Write out every line of the material as it stands, apart from the pictures.
== Data shown ==
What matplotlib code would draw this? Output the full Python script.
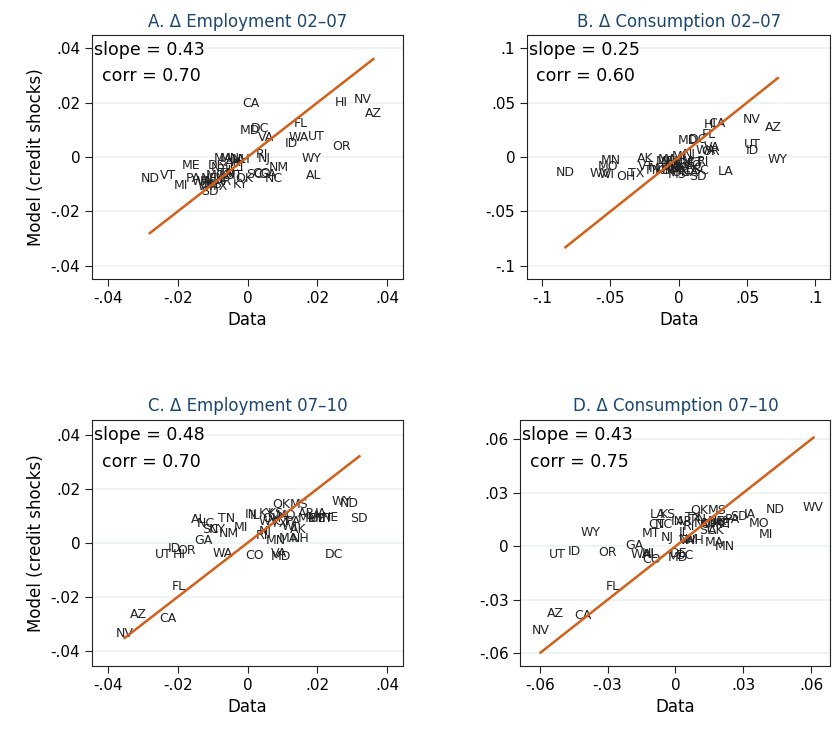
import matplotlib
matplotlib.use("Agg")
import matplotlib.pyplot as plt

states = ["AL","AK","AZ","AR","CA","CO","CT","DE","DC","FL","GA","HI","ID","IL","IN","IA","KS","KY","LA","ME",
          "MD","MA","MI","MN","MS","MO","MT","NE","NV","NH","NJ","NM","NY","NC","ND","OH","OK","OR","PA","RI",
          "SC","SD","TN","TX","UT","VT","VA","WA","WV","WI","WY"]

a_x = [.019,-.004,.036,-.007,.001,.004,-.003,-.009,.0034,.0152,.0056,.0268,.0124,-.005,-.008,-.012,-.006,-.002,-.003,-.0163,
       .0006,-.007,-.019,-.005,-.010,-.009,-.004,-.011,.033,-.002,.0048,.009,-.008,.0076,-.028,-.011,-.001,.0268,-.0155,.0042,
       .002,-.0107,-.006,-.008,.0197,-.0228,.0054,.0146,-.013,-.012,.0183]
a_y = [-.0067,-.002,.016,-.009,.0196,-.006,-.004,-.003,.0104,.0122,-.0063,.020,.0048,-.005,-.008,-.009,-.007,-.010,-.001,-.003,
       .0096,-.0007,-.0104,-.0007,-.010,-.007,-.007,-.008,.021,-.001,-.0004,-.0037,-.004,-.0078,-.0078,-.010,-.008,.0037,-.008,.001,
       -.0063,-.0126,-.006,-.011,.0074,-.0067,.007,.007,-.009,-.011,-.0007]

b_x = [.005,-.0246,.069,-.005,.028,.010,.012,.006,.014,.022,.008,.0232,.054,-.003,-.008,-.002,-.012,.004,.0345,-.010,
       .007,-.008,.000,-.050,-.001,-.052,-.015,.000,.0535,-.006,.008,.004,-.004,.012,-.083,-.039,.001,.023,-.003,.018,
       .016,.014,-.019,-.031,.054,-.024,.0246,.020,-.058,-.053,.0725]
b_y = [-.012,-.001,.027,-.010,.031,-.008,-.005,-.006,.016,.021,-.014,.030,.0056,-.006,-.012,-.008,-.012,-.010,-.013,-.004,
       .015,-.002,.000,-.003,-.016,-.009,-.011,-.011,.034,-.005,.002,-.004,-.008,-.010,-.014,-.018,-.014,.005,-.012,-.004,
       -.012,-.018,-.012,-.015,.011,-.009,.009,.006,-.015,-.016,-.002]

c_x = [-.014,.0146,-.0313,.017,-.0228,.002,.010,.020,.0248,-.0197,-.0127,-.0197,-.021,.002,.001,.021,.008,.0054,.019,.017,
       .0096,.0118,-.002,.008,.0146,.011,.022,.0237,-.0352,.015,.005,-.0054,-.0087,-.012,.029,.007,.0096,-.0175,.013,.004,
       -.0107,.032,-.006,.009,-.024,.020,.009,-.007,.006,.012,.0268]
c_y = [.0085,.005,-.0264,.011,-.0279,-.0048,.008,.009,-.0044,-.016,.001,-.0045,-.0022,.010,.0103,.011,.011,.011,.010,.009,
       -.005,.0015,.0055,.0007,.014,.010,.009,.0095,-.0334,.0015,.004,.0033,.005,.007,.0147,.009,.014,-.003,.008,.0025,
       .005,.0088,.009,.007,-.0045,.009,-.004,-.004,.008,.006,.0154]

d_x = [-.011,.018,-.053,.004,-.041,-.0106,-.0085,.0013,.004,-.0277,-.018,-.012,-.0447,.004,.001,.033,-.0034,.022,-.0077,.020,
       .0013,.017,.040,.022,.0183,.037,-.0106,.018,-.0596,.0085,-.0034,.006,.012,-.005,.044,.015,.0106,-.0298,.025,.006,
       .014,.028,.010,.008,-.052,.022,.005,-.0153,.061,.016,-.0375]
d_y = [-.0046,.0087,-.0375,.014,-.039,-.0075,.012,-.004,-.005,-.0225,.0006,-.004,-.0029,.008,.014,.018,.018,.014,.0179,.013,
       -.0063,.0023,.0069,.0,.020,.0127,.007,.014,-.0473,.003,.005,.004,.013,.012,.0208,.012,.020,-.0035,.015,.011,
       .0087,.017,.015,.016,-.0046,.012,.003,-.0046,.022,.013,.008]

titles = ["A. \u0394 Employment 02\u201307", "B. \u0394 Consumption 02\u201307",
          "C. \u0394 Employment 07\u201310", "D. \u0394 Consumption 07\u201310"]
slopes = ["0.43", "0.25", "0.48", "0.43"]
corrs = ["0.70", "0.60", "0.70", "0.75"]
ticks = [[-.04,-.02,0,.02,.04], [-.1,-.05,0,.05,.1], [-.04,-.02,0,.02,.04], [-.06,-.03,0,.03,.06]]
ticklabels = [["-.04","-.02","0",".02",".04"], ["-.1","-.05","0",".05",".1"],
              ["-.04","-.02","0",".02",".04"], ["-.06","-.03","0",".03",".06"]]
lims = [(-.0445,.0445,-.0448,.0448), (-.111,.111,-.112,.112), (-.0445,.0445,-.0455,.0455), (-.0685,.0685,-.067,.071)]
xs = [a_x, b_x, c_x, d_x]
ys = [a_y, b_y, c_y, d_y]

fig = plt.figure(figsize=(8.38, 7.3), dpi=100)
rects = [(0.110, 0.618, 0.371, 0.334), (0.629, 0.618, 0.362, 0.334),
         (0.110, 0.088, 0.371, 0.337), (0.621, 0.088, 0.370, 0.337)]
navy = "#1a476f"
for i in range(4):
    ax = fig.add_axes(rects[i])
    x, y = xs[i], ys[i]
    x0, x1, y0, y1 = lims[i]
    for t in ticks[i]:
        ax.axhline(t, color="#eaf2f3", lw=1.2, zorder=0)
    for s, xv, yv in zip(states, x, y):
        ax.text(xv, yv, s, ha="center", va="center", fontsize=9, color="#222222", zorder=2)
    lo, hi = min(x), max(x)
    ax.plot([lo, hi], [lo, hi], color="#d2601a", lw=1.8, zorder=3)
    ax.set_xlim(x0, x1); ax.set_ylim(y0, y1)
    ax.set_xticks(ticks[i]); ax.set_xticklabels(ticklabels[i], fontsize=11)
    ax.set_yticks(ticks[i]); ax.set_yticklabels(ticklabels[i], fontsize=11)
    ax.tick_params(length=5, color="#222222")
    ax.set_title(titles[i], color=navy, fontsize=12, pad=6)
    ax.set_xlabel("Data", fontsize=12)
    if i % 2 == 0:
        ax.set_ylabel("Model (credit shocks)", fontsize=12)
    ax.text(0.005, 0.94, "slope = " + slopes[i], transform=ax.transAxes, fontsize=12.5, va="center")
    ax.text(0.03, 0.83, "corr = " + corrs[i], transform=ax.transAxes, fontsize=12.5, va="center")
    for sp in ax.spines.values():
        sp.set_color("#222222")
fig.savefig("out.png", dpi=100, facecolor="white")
===
• Response to the exercise:
What matplotlib code would draw this? Output the full Python script.
import matplotlib
matplotlib.use("Agg")
import matplotlib.pyplot as plt

states = ["AL","AK","AZ","AR","CA","CO","CT","DE","DC","FL","GA","HI","ID","IL","IN","IA","KS","KY","LA","ME",
          "MD","MA","MI","MN","MS","MO","MT","NE","NV","NH","NJ","NM","NY","NC","ND","OH","OK","OR","PA","RI",
          "SC","SD","TN","TX","UT","VT","VA","WA","WV","WI","WY"]

a_x = [.019,-.004,.036,-.007,.001,.004,-.003,-.009,.0034,.0152,.0056,.0268,.0124,-.005,-.008,-.012,-.006,-.002,-.003,-.0163,
       .0006,-.007,-.019,-.005,-.010,-.009,-.004,-.011,.033,-.002,.0048,.009,-.008,.0076,-.028,-.011,-.001,.0268,-.0155,.0042,
       .002,-.0107,-.006,-.008,.0197,-.0228,.0054,.0146,-.013,-.012,.0183]
a_y = [-.0067,-.002,.016,-.009,.0196,-.006,-.004,-.003,.0104,.0122,-.0063,.020,.0048,-.005,-.008,-.009,-.007,-.010,-.001,-.003,
       .0096,-.0007,-.0104,-.0007,-.010,-.007,-.007,-.008,.021,-.001,-.0004,-.0037,-.004,-.0078,-.0078,-.010,-.008,.0037,-.008,.001,
       -.0063,-.0126,-.006,-.011,.0074,-.0067,.007,.007,-.009,-.011,-.0007]

b_x = [.005,-.0246,.069,-.005,.028,.010,.012,.006,.014,.022,.008,.0232,.054,-.003,-.008,-.002,-.012,.004,.0345,-.010,
       .007,-.008,.000,-.050,-.001,-.052,-.015,.000,.0535,-.006,.008,.004,-.004,.012,-.083,-.039,.001,.023,-.003,.018,
       .016,.014,-.019,-.031,.054,-.024,.0246,.020,-.058,-.053,.0725]
b_y = [-.012,-.001,.027,-.010,.031,-.008,-.005,-.006,.016,.021,-.014,.030,.0056,-.006,-.012,-.008,-.012,-.010,-.013,-.004,
       .015,-.002,.000,-.003,-.016,-.009,-.011,-.011,.034,-.005,.002,-.004,-.008,-.010,-.014,-.018,-.014,.005,-.012,-.004,
       -.012,-.018,-.012,-.015,.011,-.009,.009,.006,-.015,-.016,-.002]

c_x = [-.014,.0146,-.0313,.017,-.0228,.002,.010,.020,.0248,-.0197,-.0127,-.0197,-.021,.002,.001,.021,.008,.0054,.019,.017,
       .0096,.0118,-.002,.008,.0146,.011,.022,.0237,-.0352,.015,.005,-.0054,-.0087,-.012,.029,.007,.0096,-.0175,.013,.004,
       -.0107,.032,-.006,.009,-.024,.020,.009,-.007,.006,.012,.0268]
c_y = [.0085,.005,-.0264,.011,-.0279,-.0048,.008,.009,-.0044,-.016,.001,-.0045,-.0022,.010,.0103,.011,.011,.011,.010,.009,
       -.005,.0015,.0055,.0007,.014,.010,.009,.0095,-.0334,.0015,.004,.0033,.005,.007,.0147,.009,.014,-.003,.008,.0025,
       .005,.0088,.009,.007,-.0045,.009,-.004,-.004,.008,.006,.0154]

d_x = [-.011,.018,-.053,.004,-.041,-.0106,-.0085,.0013,.004,-.0277,-.018,-.012,-.0447,.004,.001,.033,-.0034,.022,-.0077,.020,
       .0013,.017,.040,.022,.0183,.037,-.0106,.018,-.0596,.0085,-.0034,.006,.012,-.005,.044,.015,.0106,-.0298,.025,.006,
       .014,.028,.010,.008,-.052,.022,.005,-.0153,.061,.016,-.0375]
d_y = [-.0046,.0087,-.0375,.014,-.039,-.0075,.012,-.004,-.005,-.0225,.0006,-.004,-.0029,.008,.014,.018,.018,.014,.0179,.013,
       -.0063,.0023,.0069,.0,.020,.0127,.007,.014,-.0473,.003,.005,.004,.013,.012,.0208,.012,.020,-.0035,.015,.011,
       .0087,.017,.015,.016,-.0046,.012,.003,-.0046,.022,.013,.008]

titles = ["A. \u0394 Employment 02\u201307", "B. \u0394 Consumption 02\u201307",
          "C. \u0394 Employment 07\u201310", "D. \u0394 Consumption 07\u201310"]
slopes = ["0.43", "0.25", "0.48", "0.43"]
corrs = ["0.70", "0.60", "0.70", "0.75"]
ticks = [[-.04,-.02,0,.02,.04], [-.1,-.05,0,.05,.1], [-.04,-.02,0,.02,.04], [-.06,-.03,0,.03,.06]]
ticklabels = [["-.04","-.02","0",".02",".04"], ["-.1","-.05","0",".05",".1"],
              ["-.04","-.02","0",".02",".04"], ["-.06","-.03","0",".03",".06"]]
lims = [(-.0445,.0445,-.0448,.0448), (-.111,.111,-.112,.112), (-.0445,.0445,-.0455,.0455), (-.0685,.0685,-.067,.071)]
xs = [a_x, b_x, c_x, d_x]
ys = [a_y, b_y, c_y, d_y]

fig = plt.figure(figsize=(8.38, 7.3), dpi=100)
rects = [(0.110, 0.618, 0.371, 0.334), (0.629, 0.618, 0.362, 0.334),
         (0.110, 0.088, 0.371, 0.337), (0.621, 0.088, 0.370, 0.337)]
navy = "#1a476f"
for i in range(4):
    ax = fig.add_axes(rects[i])
    x, y = xs[i], ys[i]
    x0, x1, y0, y1 = lims[i]
    for t in ticks[i]:
        ax.axhline(t, color="#eaf2f3", lw=1.2, zorder=0)
    for s, xv, yv in zip(states, x, y):
        ax.text(xv, yv, s, ha="center", va="center", fontsize=9, color="#222222", zorder=2)
    lo, hi = min(x), max(x)
    ax.plot([lo, hi], [lo, hi], color="#d2601a", lw=1.8, zorder=3)
    ax.set_xlim(x0, x1); ax.set_ylim(y0, y1)
    ax.set_xticks(ticks[i]); ax.set_xticklabels(ticklabels[i], fontsize=11)
    ax.set_yticks(ticks[i]); ax.set_yticklabels(ticklabels[i], fontsize=11)
    ax.tick_params(length=5, color="#222222")
    ax.set_title(titles[i], color=navy, fontsize=12, pad=6)
    ax.set_xlabel("Data", fontsize=12)
    if i % 2 == 0:
        ax.set_ylabel("Model (credit shocks)", fontsize=12)
    ax.text(0.005, 0.94, "slope = " + slopes[i], transform=ax.transAxes, fontsize=12.5, va="center")
    ax.text(0.03, 0.83, "corr = " + corrs[i], transform=ax.transAxes, fontsize=12.5, va="center")
    for sp in ax.spines.values():
        sp.set_color("#222222")
fig.savefig("out.png", dpi=100, facecolor="white")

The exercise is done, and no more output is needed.